1945年列维·斯特劳斯发表《语言学和人类学中的结构分析》,标志着法国结构主义思潮萌动的开始。法国结构主义主要是结构主义语言学与形式主义文学理论相结合的产物,其直接思想渊源可追溯到索绪尔与雅各布森的语言学观点,以及俄国形式主义与布拉格结构主义的文艺美学观。结构主义者运用“二项对立”的分析方法,对客体进行重构,强调整体模式研究,注意现象之间的关系,挖掘其深层模式。他们的研究领域从语言到非语言、从文本到非文本和整个社会生活。结构主义具有以下鲜明的特点:(www.xing528.com)
语言学的霸权地位,永恒存在的结构观,普遍适用的符号学。列维·斯特劳斯和罗兰·巴特是结构主义的两个重要人物。斯特劳斯运用普洛普在《民间故事形态学》中的“功能与结构观”分析方法来指导自己的神话学研究,他分割情节要素,然后重组编排,以寻求意义的产生模式。在他看来,研究神话主要是揭示隐藏在神话表层结构之下的深层结构,从中可以找到对全人类的心理都普遍有效的思维构成原则。巴特则认为,写作是作家思考文学的一种方式,写作是独立自足的,绝不是交流的工具,也不是一条只有语言的意图性在其上来来去去的敞开大道。字词实际上充满了无限的可能,包含着过去和未来的一切意义。“零度写作”也就是中性写作,一种毫不动心的、纯洁的写作,去掉了语言的社会性。“作者之死”则奠基于互文性观念,互文性取消了作品的原创性,直接导致作者死亡。作者已死,读者得到了关注,“读者的诞生应以作者的死亡为代价来换取”,写作的意义在于读者对结构的多次编织和重构,意义产生的过程比意义本身更重要。
结构主义强调对文学史的内在结构和审美现象做深层的模式化研究,突出了人的行为和思想的“构成性”,但这个自在自为的结构排斥非结构的其他系统,忽视社会实践和人类历史发展与模式的内在联系,是一种反主体、反人道主义、反历史主义的思想观念。它既表现了对艺术创造作用的轻视和排斥,也显示出对语言学的泛化和滥用。

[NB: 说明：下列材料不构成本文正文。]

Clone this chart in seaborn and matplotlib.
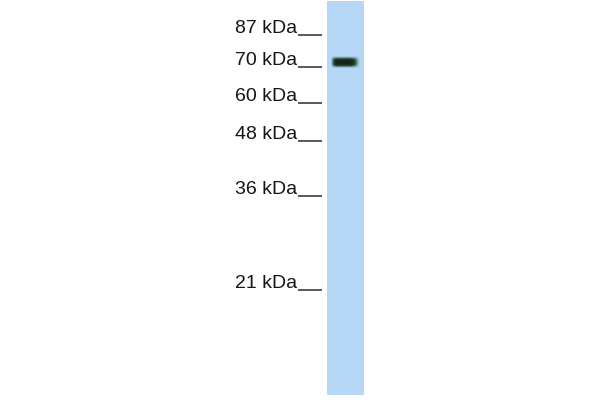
import seaborn as sns
import matplotlib.pyplot as plt
import pandas as pd
import numpy as np
from matplotlib.colors import LinearSegmentedColormap

# marker ladder: size (kDa) and migration distance (px from top of membrane)
marker_kda = [87, 70, 60, 48, 36, 21]
marker_pos = [34, 66, 102, 140, 195, 289]

# sample band (~68 kDa)
band_top = 55
band_rows = [0.1, 0.3, 0.6, 0.85, 0.97, 1.0, 1.0, 1.0, 0.92, 0.7, 0.4, 0.15]
band_cols = [0, 0, 0, 0,
             0.15, 0.35, 0.6, 0.8, 0.9,
             1, 1, 1, 1, 1, 1, 1, 1, 1, 1, 1, 1, 1, 1, 1,
             0.95, 0.9, 0.82, 0.72, 0.6, 0.45, 0.3, 0.15, 0.05,
             0, 0, 0, 0]
lane_len = 394

sns.set_theme(style='white')
plt.rcParams['font.family'] = ['Liberation Sans', 'DejaVu Sans']

lane = np.zeros((lane_len, len(band_cols)))
lane[band_top:band_top + len(band_rows), :] = np.outer(band_rows, band_cols)
df = pd.DataFrame(lane)

cmap = LinearSegmentedColormap.from_list(
    'blot', ['#b7d7f7', '#6f95a0', '#2e4a3a', '#15261b'])

fig = plt.figure(figsize=(6, 4), dpi=100)
fig.patch.set_facecolor('white')

ax_lane = fig.add_axes([327 / 600, 5 / 400, 37 / 600, lane_len / 400])
sns.heatmap(df, ax=ax_lane, cmap=cmap, vmin=0, vmax=1, cbar=False,
            xticklabels=False, yticklabels=False)

ax_mk = fig.add_axes([322 / 600, 0, 0.001, 1])
ax_mk.set_ylim(400 - 1, -1)
ax_mk.set_xlim(0, 1)
sns.despine(ax=ax_mk, left=True, bottom=True)
ax_mk.set_xticks([])
ax_mk.set_yticks(marker_pos)
ax_mk.set_yticklabels([])
ax_mk.tick_params(axis='y', direction='out', length=17.5, width=1.1,
                  color='#2a2a2a', left=True)
ax_mk.set_facecolor('none')
for kda, pos in zip(marker_kda, marker_pos):
    ax_mk.annotate(f'{kda} kDa', xy=(0, pos), xycoords=('axes fraction', 'data'),
                   xytext=(-25, 2), textcoords='offset pixels',
                   ha='right', va='baseline', fontsize=14, color='#151515')

fig.savefig('out.png', dpi=100, facecolor='white')
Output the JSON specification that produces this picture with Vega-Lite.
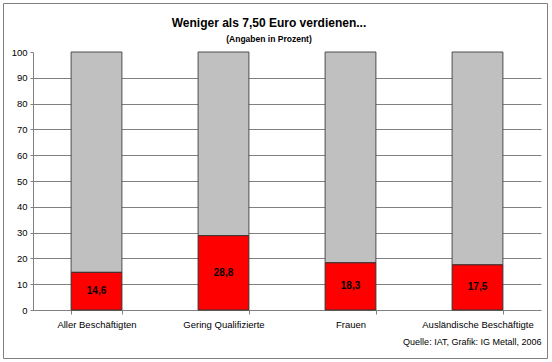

形式主义掀起了一场形式的轩然大波,对旧有观念产生了巨大冲击,突出了研究对象和方法中久被忽视的方面和角度。这种转向“形式结构”而排斥历史内容的研究,在20世纪70年代以来却不期而然地遭遇了“历史的铁门限”,在“历史文化转向”的批评潮流面前,渐渐退到了理论后台,但其观念方法同时也渗透到这个新批评潮流的毛孔和血脉之中了。